## Begin
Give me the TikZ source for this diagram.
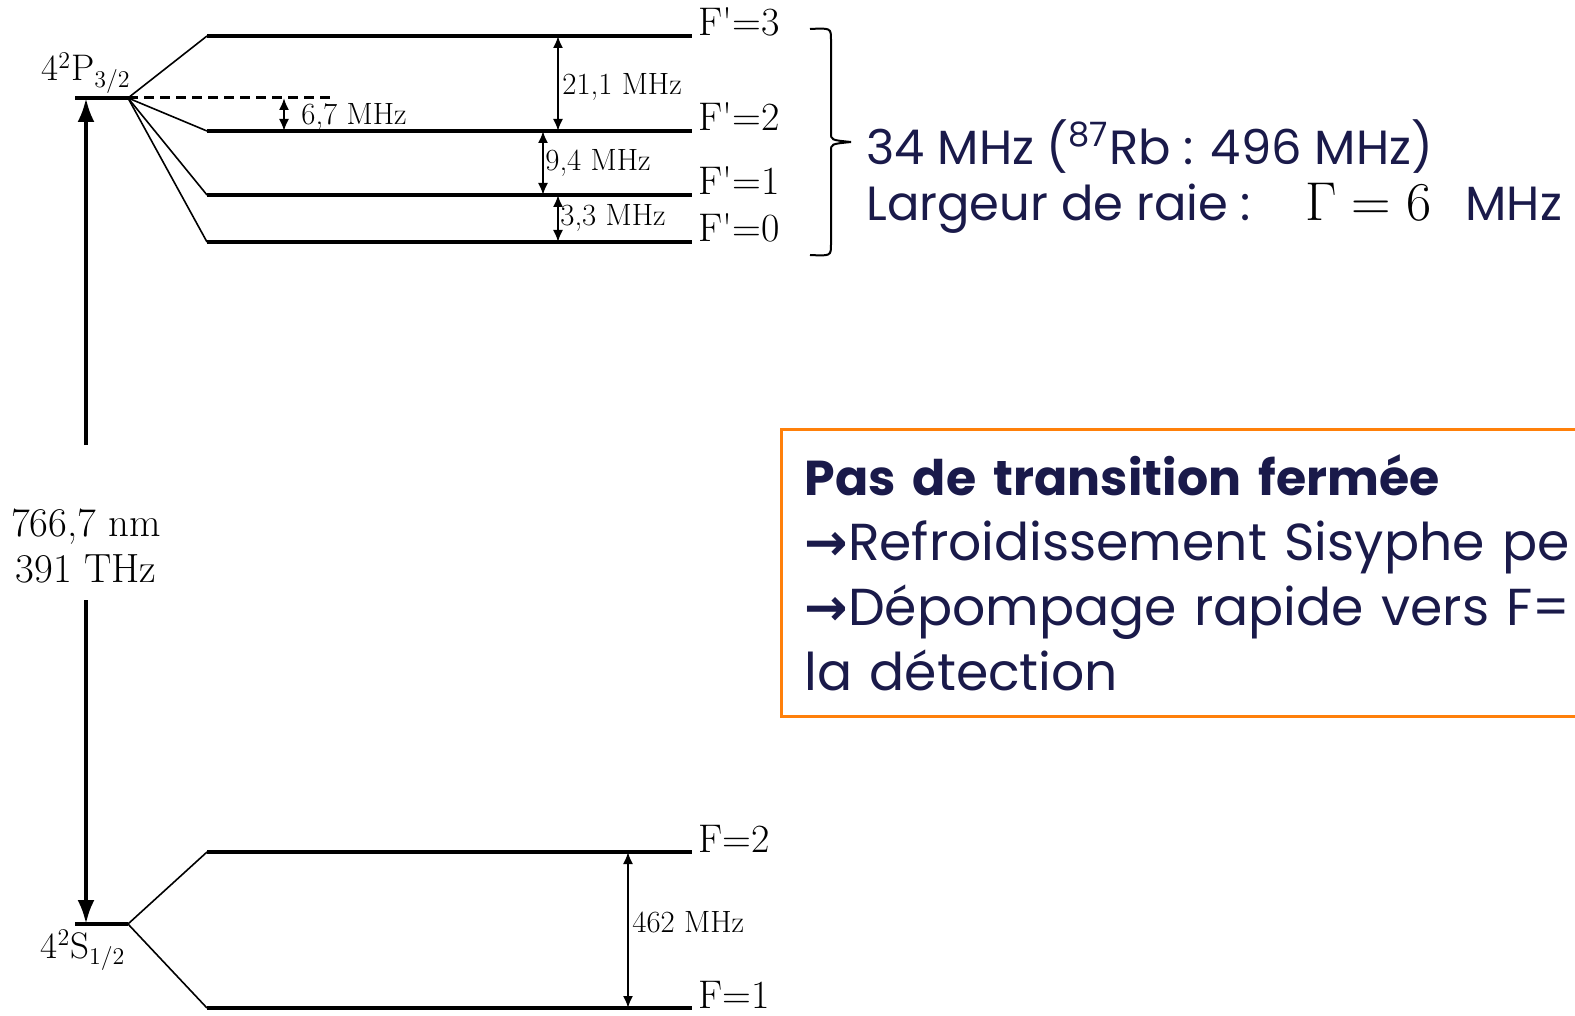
\documentclass[tikz,border=0pt]{standalone}
\usepackage{fontspec}
\usetikzlibrary{arrows.meta}
\newfontfamily\gothic{Poppins}
\newfontfamily\symb{DejaVu Sans}
\definecolor{navy}{RGB}{26,26,74}
\definecolor{boxorange}{RGB}{255,128,10}
\tikzset{
  level/.style={line width=2pt},
  split/.style={line width=0.8pt},
  gap/.style={{Latex[length=6pt,width=5pt]}-{Latex[length=6pt,width=5pt]}, line width=1pt},
  bigarrow/.style={-{Latex[length=12pt,width=8.5pt]}, line width=2pt},
  biglabel/.style={font=\fontsize{18.5}{23}\selectfont, inner sep=0pt},
  smalllabel/.style={font=\fontsize{15.4}{18}\selectfont, inner sep=1pt, anchor=west},
  flabel/.style={font=\fontsize{20}{24}\selectfont, inner sep=0pt, anchor=base west},
  slide/.style={font=\gothic\fontsize{24}{28}\selectfont, text=navy, inner sep=0pt, anchor=west},
}
\begin{document}
\begin{tikzpicture}[x=0.5pt,y=-0.5pt]
\useasboundingbox (0,0) rectangle (1575,1016);

% 4P3/2
\coordinate (Pa) at (75,98);
\coordinate (Pb) at (128,98);
\coordinate (Pd) at (330,98);
\coordinate (e3a) at (207,36);  \coordinate (e3b) at (692,36);
\coordinate (e2a) at (207,131); \coordinate (e2b) at (692,131);
\coordinate (e1a) at (207,195); \coordinate (e1b) at (692,195);
\coordinate (e0a) at (207,242); \coordinate (e0b) at (692,242);

\draw[level] (Pa) -- (Pb);
\draw[level, dash pattern=on 5pt off 3pt, line width=1.5pt] (Pb) -- (Pd);
\draw[level] (e3a) -- (e3b);
\draw[level] (e2a) -- (e2b);
\draw[level] (e1a) -- (e1b);
\draw[level] (e0a) -- (e0b);
\draw[split] (Pb) -- (e3a);
\draw[split] (Pb) -- (e2a);
\draw[split] (Pb) -- (e1a);
\draw[split] (Pb) -- (e0a);

\node[biglabel, anchor=base] (Plab) at (86,81) {4$^2$P$_{3/2}$};

\node[flabel] (F3) at ([xshift=3pt]e3b) {F\textquotesingle{}=3};
\node[flabel] (F2) at ([xshift=3pt]e2b) {F\textquotesingle{}=2};
\node[flabel] (F1) at ([xshift=3pt]e1b) {F\textquotesingle{}=1};
\node[flabel] (F0) at ([xshift=3pt]e0b) {F\textquotesingle{}=0};

\coordinate (g21) at (558,0);
\coordinate (g94) at (543,0);
\coordinate (g33) at (558,0);
\coordinate (g67) at (284,0);
\draw[gap] (e3a -| g21) -- (e2a -| g21);
\draw[gap] (e2a -| g94) -- (e1a -| g94);
\draw[gap] (e1a -| g33) -- (e0a -| g33);
\draw[gap] (Pb -| g67) -- (e2a -| g67);

\node[smalllabel] (l21) at (560,87) {21,1 MHz};
\node[smalllabel] (l94) at (543,163) {9,4 MHz};
\node[smalllabel] (l33) at (558,218) {3,3 MHz};
\node[smalllabel] (l67) at (299,117) {6,7 MHz};

% 4S1/2
\coordinate (Sa) at (75,924);
\coordinate (Sb) at (128,924);
\coordinate (g2a) at (207,852);  \coordinate (g2b) at (692,852);
\coordinate (g1a) at (207,1008); \coordinate (g1b) at (692,1008);

\draw[level] (Sa) -- (Sb);
\draw[level] (g2a) -- (g2b);
\draw[level] (g1a) -- (g1b);
\draw[split] (Sb) -- (g2a);
\draw[split] (Sb) -- (g1a);

\node[biglabel, anchor=base] (Slab) at (83,958) {4$^2$S$_{1/2}$};
\node[flabel] (G2) at ([xshift=3pt]g2b) {F=2};
\node[flabel] (G1) at ([xshift=3pt]g1b) {F=1};

\coordinate (g462) at (628,0);
\draw[gap] (g2a -| g462) -- (g1a -| g462);
\node[smalllabel] (l462) at (630,922) {462 MHz};

% optical transition
\node[biglabel, align=center, font=\fontsize{20.4}{23}\selectfont] (lambda) at (86,546) {766,7 nm\\391 THz};
\coordinate (wtop) at (86,445);
\coordinate (wbot) at (86,600);
\draw[bigarrow] (wtop) -- (Pa -| wtop);
\draw[bigarrow] (wbot) -- (Sa -| wbot);

% brace and comments
\draw[line width=1pt] (810,29) .. controls (831,28) .. (831,40) -- (831,133)
  .. controls (831,140) .. (851,142) .. controls (831,144) .. (831,151)
  -- (831,244) .. controls (831,256) .. (810,255);
\node[slide] (hfs) at (866,147) {34 MHz (\textsuperscript{87}Rb : 496 MHz)};
\node[slide] (gamma) at (866,209) {Largeur de raie :\hspace{27pt}{\color{black}\smash{\scalebox{1.1}{$\Gamma = 6$}}}\hspace{17pt}MHz};

\node[draw=boxorange, line width=1.5pt, anchor=north west, text=navy,
      text width=480pt, minimum height=143.5pt, inner xsep=11.5pt, align=left,
      font=\gothic\fontsize{26}{32.5}\selectfont] (box) at (780,428)
  {{\fontsize{24.5}{32.5}\selectfont\bfseries Pas de transition fermée}\\
   {\symb\bfseries →}Refroidissement Sisyphe pe\\
   {\symb\bfseries →}Dépompage rapide vers F=\\
   la détection};
\end{tikzpicture}
\end{document}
## End
* _What the exercise asks_
Without the pictures, return the listing above from its first line through the line that has "(0,0) rectangle (1575,1016);".

* _Result_
Give me the TikZ source for this diagram.
\documentclass[tikz,border=0pt]{standalone}
\usepackage{fontspec}
\usetikzlibrary{arrows.meta}
\newfontfamily\gothic{Poppins}
\newfontfamily\symb{DejaVu Sans}
\definecolor{navy}{RGB}{26,26,74}
\definecolor{boxorange}{RGB}{255,128,10}
\tikzset{
  level/.style={line width=2pt},
  split/.style={line width=0.8pt},
  gap/.style={{Latex[length=6pt,width=5pt]}-{Latex[length=6pt,width=5pt]}, line width=1pt},
  bigarrow/.style={-{Latex[length=12pt,width=8.5pt]}, line width=2pt},
  biglabel/.style={font=\fontsize{18.5}{23}\selectfont, inner sep=0pt},
  smalllabel/.style={font=\fontsize{15.4}{18}\selectfont, inner sep=1pt, anchor=west},
  flabel/.style={font=\fontsize{20}{24}\selectfont, inner sep=0pt, anchor=base west},
  slide/.style={font=\gothic\fontsize{24}{28}\selectfont, text=navy, inner sep=0pt, anchor=west},
}
\begin{document}
\begin{tikzpicture}[x=0.5pt,y=-0.5pt]
\useasboundingbox (0,0) rectangle (1575,1016);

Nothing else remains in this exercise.